§ TASK PROMPT
Restate each of the lines below word for word and drop every picture.

---

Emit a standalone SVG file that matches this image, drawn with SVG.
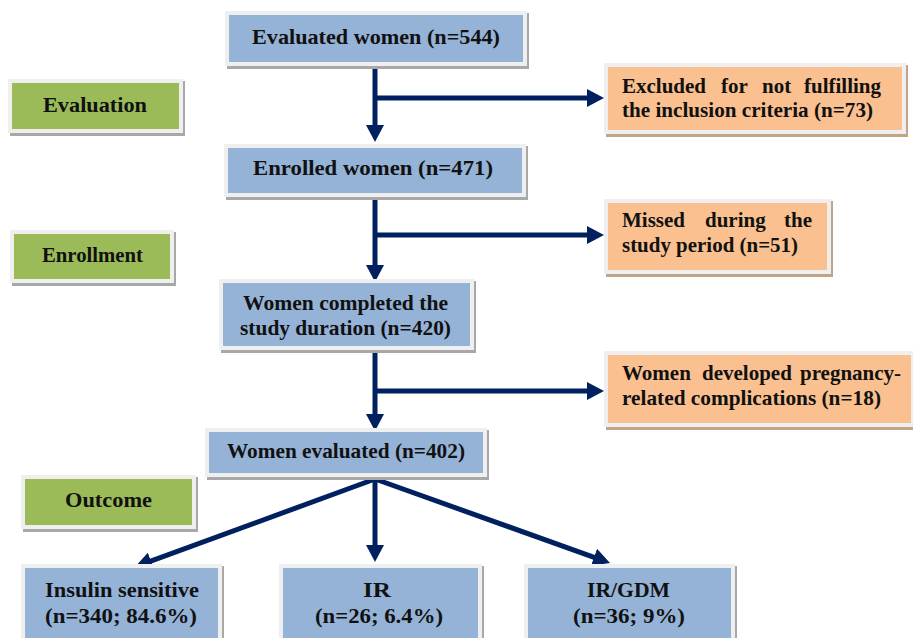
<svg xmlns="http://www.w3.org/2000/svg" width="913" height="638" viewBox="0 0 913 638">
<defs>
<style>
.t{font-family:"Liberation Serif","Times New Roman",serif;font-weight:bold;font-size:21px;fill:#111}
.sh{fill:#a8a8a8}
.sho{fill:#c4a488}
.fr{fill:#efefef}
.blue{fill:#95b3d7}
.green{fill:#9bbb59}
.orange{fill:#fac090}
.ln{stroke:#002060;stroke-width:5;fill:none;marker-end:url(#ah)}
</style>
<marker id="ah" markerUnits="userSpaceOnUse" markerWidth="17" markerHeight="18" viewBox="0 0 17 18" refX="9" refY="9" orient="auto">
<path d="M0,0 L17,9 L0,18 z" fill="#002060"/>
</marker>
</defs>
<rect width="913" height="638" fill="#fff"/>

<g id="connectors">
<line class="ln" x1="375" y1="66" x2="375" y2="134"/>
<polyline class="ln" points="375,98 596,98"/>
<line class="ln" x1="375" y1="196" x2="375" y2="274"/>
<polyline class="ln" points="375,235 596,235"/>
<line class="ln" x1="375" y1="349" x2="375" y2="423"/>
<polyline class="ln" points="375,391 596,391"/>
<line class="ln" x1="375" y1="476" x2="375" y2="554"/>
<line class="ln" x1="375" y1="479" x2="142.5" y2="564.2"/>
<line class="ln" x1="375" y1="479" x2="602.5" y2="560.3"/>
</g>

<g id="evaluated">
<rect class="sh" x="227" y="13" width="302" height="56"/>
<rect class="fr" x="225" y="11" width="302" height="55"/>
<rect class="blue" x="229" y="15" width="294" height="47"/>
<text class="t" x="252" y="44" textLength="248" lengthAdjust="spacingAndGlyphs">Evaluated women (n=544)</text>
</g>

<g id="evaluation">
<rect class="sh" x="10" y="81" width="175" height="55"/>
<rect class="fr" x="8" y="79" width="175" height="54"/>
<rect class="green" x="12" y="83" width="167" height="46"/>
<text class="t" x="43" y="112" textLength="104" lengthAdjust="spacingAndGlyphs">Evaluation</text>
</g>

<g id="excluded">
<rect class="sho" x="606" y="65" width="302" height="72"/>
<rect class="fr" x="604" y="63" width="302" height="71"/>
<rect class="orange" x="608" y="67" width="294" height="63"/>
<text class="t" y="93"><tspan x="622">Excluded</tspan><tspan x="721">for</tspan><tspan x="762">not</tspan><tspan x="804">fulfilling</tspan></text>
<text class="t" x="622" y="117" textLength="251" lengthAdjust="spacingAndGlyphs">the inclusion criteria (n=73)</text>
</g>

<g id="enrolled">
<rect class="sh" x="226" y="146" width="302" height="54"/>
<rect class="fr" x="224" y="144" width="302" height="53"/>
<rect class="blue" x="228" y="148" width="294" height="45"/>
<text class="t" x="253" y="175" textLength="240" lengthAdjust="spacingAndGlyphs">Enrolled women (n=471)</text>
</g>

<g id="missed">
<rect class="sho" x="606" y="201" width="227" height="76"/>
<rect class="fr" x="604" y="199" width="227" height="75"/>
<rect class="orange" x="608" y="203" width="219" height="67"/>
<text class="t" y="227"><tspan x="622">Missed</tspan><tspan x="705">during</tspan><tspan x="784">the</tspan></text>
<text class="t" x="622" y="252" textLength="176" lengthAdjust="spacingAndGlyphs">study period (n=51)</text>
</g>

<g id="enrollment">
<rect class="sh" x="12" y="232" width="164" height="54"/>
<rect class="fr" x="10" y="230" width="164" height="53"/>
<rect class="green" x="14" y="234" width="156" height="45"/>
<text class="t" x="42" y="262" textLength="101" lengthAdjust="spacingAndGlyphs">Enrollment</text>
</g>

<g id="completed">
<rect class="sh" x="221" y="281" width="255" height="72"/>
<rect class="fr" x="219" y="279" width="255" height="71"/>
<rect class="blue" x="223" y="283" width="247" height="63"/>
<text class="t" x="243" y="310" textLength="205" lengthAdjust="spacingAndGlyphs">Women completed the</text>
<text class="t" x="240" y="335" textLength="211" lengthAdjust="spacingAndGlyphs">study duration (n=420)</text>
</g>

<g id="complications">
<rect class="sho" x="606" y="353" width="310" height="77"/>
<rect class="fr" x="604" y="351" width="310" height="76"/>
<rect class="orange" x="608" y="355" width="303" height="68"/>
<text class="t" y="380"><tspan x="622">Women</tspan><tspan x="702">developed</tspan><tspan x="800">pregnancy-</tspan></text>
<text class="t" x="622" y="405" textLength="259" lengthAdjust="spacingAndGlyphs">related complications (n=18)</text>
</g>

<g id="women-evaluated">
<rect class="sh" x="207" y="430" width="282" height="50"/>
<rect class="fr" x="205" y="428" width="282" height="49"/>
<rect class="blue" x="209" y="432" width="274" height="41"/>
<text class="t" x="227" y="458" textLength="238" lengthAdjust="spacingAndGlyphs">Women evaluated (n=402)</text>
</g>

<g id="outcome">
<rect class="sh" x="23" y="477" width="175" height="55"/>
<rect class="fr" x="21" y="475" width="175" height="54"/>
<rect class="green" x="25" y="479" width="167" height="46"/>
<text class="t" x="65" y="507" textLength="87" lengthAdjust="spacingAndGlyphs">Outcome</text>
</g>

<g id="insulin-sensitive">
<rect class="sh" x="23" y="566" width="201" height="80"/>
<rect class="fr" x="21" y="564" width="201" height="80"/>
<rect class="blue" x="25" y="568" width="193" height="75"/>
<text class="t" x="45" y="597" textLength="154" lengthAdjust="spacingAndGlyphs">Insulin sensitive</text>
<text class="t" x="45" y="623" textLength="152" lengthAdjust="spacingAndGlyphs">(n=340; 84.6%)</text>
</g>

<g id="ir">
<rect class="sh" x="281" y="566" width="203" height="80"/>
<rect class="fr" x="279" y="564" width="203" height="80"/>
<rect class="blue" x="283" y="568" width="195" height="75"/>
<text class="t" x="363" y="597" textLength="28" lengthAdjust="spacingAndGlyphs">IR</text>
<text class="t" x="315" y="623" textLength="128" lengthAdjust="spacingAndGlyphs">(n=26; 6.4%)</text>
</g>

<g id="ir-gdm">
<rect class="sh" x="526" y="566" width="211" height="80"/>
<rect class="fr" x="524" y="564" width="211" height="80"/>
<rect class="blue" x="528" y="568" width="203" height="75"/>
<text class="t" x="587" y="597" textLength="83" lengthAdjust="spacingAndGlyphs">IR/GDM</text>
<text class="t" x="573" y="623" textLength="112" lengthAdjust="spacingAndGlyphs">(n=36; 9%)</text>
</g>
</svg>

---

§ EXERCISE RESPONSE
Emit a standalone SVG file that matches this image, drawn with SVG.
<svg xmlns="http://www.w3.org/2000/svg" width="913" height="638" viewBox="0 0 913 638">
<defs>
<style>
.t{font-family:"Liberation Serif","Times New Roman",serif;font-weight:bold;font-size:21px;fill:#111}
.sh{fill:#a8a8a8}
.sho{fill:#c4a488}
.fr{fill:#efefef}
.blue{fill:#95b3d7}
.green{fill:#9bbb59}
.orange{fill:#fac090}
.ln{stroke:#002060;stroke-width:5;fill:none;marker-end:url(#ah)}
</style>
<marker id="ah" markerUnits="userSpaceOnUse" markerWidth="17" markerHeight="18" viewBox="0 0 17 18" refX="9" refY="9" orient="auto">
<path d="M0,0 L17,9 L0,18 z" fill="#002060"/>
</marker>
</defs>
<rect width="913" height="638" fill="#fff"/>

<g id="connectors">
<line class="ln" x1="375" y1="66" x2="375" y2="134"/>
<polyline class="ln" points="375,98 596,98"/>
<line class="ln" x1="375" y1="196" x2="375" y2="274"/>
<polyline class="ln" points="375,235 596,235"/>
<line class="ln" x1="375" y1="349" x2="375" y2="423"/>
<polyline class="ln" points="375,391 596,391"/>
<line class="ln" x1="375" y1="476" x2="375" y2="554"/>
<line class="ln" x1="375" y1="479" x2="142.5" y2="564.2"/>
<line class="ln" x1="375" y1="479" x2="602.5" y2="560.3"/>
</g>

<g id="evaluated">
<rect class="sh" x="227" y="13" width="302" height="56"/>
<rect class="fr" x="225" y="11" width="302" height="55"/>
<rect class="blue" x="229" y="15" width="294" height="47"/>
<text class="t" x="252" y="44" textLength="248" lengthAdjust="spacingAndGlyphs">Evaluated women (n=544)</text>
</g>

<g id="evaluation">
<rect class="sh" x="10" y="81" width="175" height="55"/>
<rect class="fr" x="8" y="79" width="175" height="54"/>
<rect class="green" x="12" y="83" width="167" height="46"/>
<text class="t" x="43" y="112" textLength="104" lengthAdjust="spacingAndGlyphs">Evaluation</text>
</g>

<g id="excluded">
<rect class="sho" x="606" y="65" width="302" height="72"/>
<rect class="fr" x="604" y="63" width="302" height="71"/>
<rect class="orange" x="608" y="67" width="294" height="63"/>
<text class="t" y="93"><tspan x="622">Excluded</tspan><tspan x="721">for</tspan><tspan x="762">not</tspan><tspan x="804">fulfilling</tspan></text>
<text class="t" x="622" y="117" textLength="251" lengthAdjust="spacingAndGlyphs">the inclusion criteria (n=73)</text>
</g>

<g id="enrolled">
<rect class="sh" x="226" y="146" width="302" height="54"/>
<rect class="fr" x="224" y="144" width="302" height="53"/>
<rect class="blue" x="228" y="148" width="294" height="45"/>
<text class="t" x="253" y="175" textLength="240" lengthAdjust="spacingAndGlyphs">Enrolled women (n=471)</text>
</g>

<g id="missed">
<rect class="sho" x="606" y="201" width="227" height="76"/>
<rect class="fr" x="604" y="199" width="227" height="75"/>
<rect class="orange" x="608" y="203" width="219" height="67"/>
<text class="t" y="227"><tspan x="622">Missed</tspan><tspan x="705">during</tspan><tspan x="784">the</tspan></text>
<text class="t" x="622" y="252" textLength="176" lengthAdjust="spacingAndGlyphs">study period (n=51)</text>
</g>

<g id="enrollment">
<rect class="sh" x="12" y="232" width="164" height="54"/>
<rect class="fr" x="10" y="230" width="164" height="53"/>
<rect class="green" x="14" y="234" width="156" height="45"/>
<text class="t" x="42" y="262" textLength="101" lengthAdjust="spacingAndGlyphs">Enrollment</text>
</g>

<g id="completed">
<rect class="sh" x="221" y="281" width="255" height="72"/>
<rect class="fr" x="219" y="279" width="255" height="71"/>
<rect class="blue" x="223" y="283" width="247" height="63"/>
<text class="t" x="243" y="310" textLength="205" lengthAdjust="spacingAndGlyphs">Women completed the</text>
<text class="t" x="240" y="335" textLength="211" lengthAdjust="spacingAndGlyphs">study duration (n=420)</text>
</g>

<g id="complications">
<rect class="sho" x="606" y="353" width="310" height="77"/>
<rect class="fr" x="604" y="351" width="310" height="76"/>
<rect class="orange" x="608" y="355" width="303" height="68"/>
<text class="t" y="380"><tspan x="622">Women</tspan><tspan x="702">developed</tspan><tspan x="800">pregnancy-</tspan></text>
<text class="t" x="622" y="405" textLength="259" lengthAdjust="spacingAndGlyphs">related complications (n=18)</text>
</g>

<g id="women-evaluated">
<rect class="sh" x="207" y="430" width="282" height="50"/>
<rect class="fr" x="205" y="428" width="282" height="49"/>
<rect class="blue" x="209" y="432" width="274" height="41"/>
<text class="t" x="227" y="458" textLength="238" lengthAdjust="spacingAndGlyphs">Women evaluated (n=402)</text>
</g>

<g id="outcome">
<rect class="sh" x="23" y="477" width="175" height="55"/>
<rect class="fr" x="21" y="475" width="175" height="54"/>
<rect class="green" x="25" y="479" width="167" height="46"/>
<text class="t" x="65" y="507" textLength="87" lengthAdjust="spacingAndGlyphs">Outcome</text>
</g>

<g id="insulin-sensitive">
<rect class="sh" x="23" y="566" width="201" height="80"/>
<rect class="fr" x="21" y="564" width="201" height="80"/>
<rect class="blue" x="25" y="568" width="193" height="75"/>
<text class="t" x="45" y="597" textLength="154" lengthAdjust="spacingAndGlyphs">Insulin sensitive</text>
<text class="t" x="45" y="623" textLength="152" lengthAdjust="spacingAndGlyphs">(n=340; 84.6%)</text>
</g>

<g id="ir">
<rect class="sh" x="281" y="566" width="203" height="80"/>
<rect class="fr" x="279" y="564" width="203" height="80"/>
<rect class="blue" x="283" y="568" width="195" height="75"/>
<text class="t" x="363" y="597" textLength="28" lengthAdjust="spacingAndGlyphs">IR</text>
<text class="t" x="315" y="623" textLength="128" lengthAdjust="spacingAndGlyphs">(n=26; 6.4%)</text>
</g>

<g id="ir-gdm">
<rect class="sh" x="526" y="566" width="211" height="80"/>
<rect class="fr" x="524" y="564" width="211" height="80"/>
<rect class="blue" x="528" y="568" width="203" height="75"/>
<text class="t" x="587" y="597" textLength="83" lengthAdjust="spacingAndGlyphs">IR/GDM</text>
<text class="t" x="573" y="623" textLength="112" lengthAdjust="spacingAndGlyphs">(n=36; 9%)</text>
</g>
</svg>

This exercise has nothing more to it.